- [WHAT YOU NEED TO DO]
Pull out every line below containing the word "that".

- [RECORD LIST]

......

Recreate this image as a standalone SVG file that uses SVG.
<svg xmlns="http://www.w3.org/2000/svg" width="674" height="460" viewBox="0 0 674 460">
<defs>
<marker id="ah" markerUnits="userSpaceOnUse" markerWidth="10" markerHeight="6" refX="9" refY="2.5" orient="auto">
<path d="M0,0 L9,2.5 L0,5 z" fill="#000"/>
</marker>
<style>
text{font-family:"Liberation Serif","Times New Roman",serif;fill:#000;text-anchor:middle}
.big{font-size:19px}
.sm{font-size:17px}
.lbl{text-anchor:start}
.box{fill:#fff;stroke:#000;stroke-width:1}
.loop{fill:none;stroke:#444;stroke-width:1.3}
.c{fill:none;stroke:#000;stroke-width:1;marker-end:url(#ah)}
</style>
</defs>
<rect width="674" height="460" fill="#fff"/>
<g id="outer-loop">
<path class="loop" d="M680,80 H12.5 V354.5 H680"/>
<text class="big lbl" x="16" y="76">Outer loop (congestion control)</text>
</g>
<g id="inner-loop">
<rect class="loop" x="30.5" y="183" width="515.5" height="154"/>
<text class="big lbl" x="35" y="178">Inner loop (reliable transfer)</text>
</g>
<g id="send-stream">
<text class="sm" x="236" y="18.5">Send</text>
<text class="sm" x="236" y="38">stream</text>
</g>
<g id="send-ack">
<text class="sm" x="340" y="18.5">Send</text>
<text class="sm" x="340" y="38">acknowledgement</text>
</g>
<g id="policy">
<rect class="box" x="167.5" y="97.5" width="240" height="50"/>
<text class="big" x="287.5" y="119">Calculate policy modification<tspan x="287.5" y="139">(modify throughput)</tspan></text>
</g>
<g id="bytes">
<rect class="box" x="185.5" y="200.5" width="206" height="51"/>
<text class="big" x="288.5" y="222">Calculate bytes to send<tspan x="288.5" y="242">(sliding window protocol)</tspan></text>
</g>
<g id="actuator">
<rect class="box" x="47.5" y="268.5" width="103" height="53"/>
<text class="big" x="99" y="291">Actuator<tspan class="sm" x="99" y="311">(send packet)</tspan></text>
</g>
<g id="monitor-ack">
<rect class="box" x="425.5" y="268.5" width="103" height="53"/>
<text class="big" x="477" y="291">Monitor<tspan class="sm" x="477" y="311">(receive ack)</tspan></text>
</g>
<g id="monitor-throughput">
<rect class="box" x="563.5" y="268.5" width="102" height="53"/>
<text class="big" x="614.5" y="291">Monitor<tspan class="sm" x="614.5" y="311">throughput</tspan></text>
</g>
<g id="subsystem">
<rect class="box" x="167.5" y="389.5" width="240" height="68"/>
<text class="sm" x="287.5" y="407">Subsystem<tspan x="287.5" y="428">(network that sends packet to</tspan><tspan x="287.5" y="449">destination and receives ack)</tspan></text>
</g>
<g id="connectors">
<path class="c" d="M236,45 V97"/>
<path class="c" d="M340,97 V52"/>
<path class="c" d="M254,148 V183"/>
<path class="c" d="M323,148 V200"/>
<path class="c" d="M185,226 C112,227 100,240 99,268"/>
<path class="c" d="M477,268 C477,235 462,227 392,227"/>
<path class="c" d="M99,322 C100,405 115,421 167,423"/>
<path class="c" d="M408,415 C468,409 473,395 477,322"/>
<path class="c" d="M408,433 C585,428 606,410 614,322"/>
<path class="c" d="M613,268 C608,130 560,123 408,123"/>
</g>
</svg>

......

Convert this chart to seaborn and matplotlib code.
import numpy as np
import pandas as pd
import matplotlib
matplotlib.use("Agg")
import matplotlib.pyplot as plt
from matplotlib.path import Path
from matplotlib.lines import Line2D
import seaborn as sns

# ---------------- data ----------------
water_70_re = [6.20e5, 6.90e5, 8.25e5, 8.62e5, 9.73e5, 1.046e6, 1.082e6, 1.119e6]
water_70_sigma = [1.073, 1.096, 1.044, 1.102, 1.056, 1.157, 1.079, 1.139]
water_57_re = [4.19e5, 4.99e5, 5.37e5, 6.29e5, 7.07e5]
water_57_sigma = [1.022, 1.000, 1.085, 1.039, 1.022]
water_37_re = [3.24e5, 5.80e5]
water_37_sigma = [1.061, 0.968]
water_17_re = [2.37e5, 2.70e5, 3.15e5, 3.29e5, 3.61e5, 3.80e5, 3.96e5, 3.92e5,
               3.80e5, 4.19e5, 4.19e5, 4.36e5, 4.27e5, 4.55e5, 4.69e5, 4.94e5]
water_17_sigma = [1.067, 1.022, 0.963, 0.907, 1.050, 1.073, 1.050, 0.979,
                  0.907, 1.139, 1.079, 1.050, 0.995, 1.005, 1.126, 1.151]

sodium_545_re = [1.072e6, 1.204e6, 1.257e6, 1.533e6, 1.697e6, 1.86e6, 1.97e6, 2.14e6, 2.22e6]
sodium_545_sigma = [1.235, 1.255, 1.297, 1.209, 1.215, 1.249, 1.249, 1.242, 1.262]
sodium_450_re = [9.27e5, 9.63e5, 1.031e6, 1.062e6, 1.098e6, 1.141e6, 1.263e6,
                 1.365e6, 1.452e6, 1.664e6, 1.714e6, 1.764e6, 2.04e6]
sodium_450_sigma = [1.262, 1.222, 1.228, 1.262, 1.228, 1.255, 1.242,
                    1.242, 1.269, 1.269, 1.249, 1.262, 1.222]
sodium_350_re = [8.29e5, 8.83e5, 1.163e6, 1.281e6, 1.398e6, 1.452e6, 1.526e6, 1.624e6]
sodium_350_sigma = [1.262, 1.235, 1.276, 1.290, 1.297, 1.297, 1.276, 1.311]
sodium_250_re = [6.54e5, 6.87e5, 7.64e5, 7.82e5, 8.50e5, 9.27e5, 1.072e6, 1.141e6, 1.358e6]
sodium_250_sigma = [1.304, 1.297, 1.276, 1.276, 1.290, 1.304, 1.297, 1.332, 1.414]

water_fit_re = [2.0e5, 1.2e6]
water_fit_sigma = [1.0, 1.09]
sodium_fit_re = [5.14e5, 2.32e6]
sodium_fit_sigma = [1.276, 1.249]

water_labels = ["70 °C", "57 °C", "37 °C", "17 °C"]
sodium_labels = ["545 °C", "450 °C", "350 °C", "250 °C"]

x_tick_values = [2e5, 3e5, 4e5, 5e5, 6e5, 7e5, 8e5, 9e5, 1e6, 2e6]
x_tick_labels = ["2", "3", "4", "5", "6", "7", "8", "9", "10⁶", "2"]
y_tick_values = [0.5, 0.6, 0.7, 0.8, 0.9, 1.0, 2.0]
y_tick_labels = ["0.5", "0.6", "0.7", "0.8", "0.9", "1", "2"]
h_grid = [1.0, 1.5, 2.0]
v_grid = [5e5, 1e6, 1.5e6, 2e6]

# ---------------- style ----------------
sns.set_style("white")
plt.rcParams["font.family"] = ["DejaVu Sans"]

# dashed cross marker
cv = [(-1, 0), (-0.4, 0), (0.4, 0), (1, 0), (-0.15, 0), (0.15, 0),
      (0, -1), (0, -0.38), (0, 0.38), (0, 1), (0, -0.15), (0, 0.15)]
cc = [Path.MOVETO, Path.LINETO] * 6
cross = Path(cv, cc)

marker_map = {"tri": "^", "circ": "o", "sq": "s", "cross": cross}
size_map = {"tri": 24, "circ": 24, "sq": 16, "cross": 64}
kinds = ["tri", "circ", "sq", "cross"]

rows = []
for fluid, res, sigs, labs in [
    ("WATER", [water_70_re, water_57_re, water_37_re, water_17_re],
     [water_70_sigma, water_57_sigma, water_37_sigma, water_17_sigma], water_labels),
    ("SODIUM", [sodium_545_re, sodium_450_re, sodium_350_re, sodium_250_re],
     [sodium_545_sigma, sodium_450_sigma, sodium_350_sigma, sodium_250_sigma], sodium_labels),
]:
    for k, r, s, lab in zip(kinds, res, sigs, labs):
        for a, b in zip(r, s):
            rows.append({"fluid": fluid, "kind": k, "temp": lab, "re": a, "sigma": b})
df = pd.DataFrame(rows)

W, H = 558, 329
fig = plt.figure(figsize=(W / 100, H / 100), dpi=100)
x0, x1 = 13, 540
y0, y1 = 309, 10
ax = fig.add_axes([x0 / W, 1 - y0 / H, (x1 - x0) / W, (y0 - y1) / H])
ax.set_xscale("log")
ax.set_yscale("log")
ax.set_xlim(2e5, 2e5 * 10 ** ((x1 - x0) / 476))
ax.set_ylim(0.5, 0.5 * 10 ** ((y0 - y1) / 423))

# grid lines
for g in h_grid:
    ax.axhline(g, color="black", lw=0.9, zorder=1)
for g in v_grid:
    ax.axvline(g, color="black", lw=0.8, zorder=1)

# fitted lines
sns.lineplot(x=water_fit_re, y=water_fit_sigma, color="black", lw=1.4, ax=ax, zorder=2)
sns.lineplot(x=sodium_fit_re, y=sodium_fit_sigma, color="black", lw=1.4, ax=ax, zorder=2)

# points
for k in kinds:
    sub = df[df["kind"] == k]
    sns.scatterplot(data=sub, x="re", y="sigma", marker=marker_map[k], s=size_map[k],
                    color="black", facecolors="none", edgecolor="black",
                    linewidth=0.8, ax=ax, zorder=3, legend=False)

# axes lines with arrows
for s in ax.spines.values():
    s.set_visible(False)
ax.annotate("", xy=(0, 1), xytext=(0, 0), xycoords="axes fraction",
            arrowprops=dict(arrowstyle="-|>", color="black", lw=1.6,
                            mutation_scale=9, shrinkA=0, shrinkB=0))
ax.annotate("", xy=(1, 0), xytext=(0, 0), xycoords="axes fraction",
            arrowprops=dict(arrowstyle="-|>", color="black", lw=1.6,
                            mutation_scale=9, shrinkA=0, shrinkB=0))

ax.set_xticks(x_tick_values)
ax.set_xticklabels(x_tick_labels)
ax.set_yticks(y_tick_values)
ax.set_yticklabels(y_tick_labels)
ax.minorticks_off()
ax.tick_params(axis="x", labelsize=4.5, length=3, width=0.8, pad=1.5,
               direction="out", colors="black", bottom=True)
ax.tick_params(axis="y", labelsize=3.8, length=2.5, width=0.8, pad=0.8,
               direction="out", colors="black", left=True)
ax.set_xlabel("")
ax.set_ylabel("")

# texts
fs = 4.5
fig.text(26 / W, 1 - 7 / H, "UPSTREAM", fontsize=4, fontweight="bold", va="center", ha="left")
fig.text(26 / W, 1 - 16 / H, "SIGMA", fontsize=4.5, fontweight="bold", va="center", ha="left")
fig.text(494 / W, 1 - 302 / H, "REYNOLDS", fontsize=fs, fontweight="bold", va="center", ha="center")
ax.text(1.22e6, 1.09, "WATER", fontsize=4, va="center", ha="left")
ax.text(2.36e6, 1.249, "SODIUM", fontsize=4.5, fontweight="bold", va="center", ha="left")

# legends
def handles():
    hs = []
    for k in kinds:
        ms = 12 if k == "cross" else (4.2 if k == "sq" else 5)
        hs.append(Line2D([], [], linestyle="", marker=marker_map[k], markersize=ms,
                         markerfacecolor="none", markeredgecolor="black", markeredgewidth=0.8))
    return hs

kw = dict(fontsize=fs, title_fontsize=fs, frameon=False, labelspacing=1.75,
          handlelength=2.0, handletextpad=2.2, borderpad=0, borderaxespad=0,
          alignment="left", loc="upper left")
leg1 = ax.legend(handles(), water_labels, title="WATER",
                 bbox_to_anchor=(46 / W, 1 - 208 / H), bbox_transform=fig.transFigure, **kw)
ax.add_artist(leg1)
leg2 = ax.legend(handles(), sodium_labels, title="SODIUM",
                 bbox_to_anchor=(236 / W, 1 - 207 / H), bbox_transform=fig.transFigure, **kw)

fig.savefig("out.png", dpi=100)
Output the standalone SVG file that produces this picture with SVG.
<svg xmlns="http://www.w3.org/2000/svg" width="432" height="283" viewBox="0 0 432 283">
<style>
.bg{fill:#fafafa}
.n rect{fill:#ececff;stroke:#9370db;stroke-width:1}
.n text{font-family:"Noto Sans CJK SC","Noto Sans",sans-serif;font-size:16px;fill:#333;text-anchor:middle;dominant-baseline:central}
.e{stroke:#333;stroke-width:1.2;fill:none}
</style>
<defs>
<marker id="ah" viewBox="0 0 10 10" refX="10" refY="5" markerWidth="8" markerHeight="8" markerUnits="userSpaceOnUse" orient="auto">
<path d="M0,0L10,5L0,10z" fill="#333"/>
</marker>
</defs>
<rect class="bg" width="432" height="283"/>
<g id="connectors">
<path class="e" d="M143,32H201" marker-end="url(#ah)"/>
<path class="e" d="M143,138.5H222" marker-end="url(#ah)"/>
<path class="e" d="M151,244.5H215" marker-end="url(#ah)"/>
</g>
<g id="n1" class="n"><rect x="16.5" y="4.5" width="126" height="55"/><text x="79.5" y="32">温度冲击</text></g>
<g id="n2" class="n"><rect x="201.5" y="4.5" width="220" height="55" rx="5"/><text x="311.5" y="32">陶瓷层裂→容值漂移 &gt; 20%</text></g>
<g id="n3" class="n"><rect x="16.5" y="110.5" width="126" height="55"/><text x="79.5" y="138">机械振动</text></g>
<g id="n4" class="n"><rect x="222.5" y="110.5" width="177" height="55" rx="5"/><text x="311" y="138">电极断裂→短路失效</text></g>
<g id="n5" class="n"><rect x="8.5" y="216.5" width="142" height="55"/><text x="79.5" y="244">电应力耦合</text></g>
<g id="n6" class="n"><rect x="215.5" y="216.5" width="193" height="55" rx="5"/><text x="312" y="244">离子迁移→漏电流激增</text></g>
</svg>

......

- [CORRECT OUTPUT]
Recreate this image as a standalone SVG file that uses SVG.
<text class="sm" x="287.5" y="407">Subsystem<tspan x="287.5" y="428">(network that sends packet to</tspan><tspan x="287.5" y="449">destination and receives ack)</tspan></text>
Output the standalone SVG file that produces this picture with SVG.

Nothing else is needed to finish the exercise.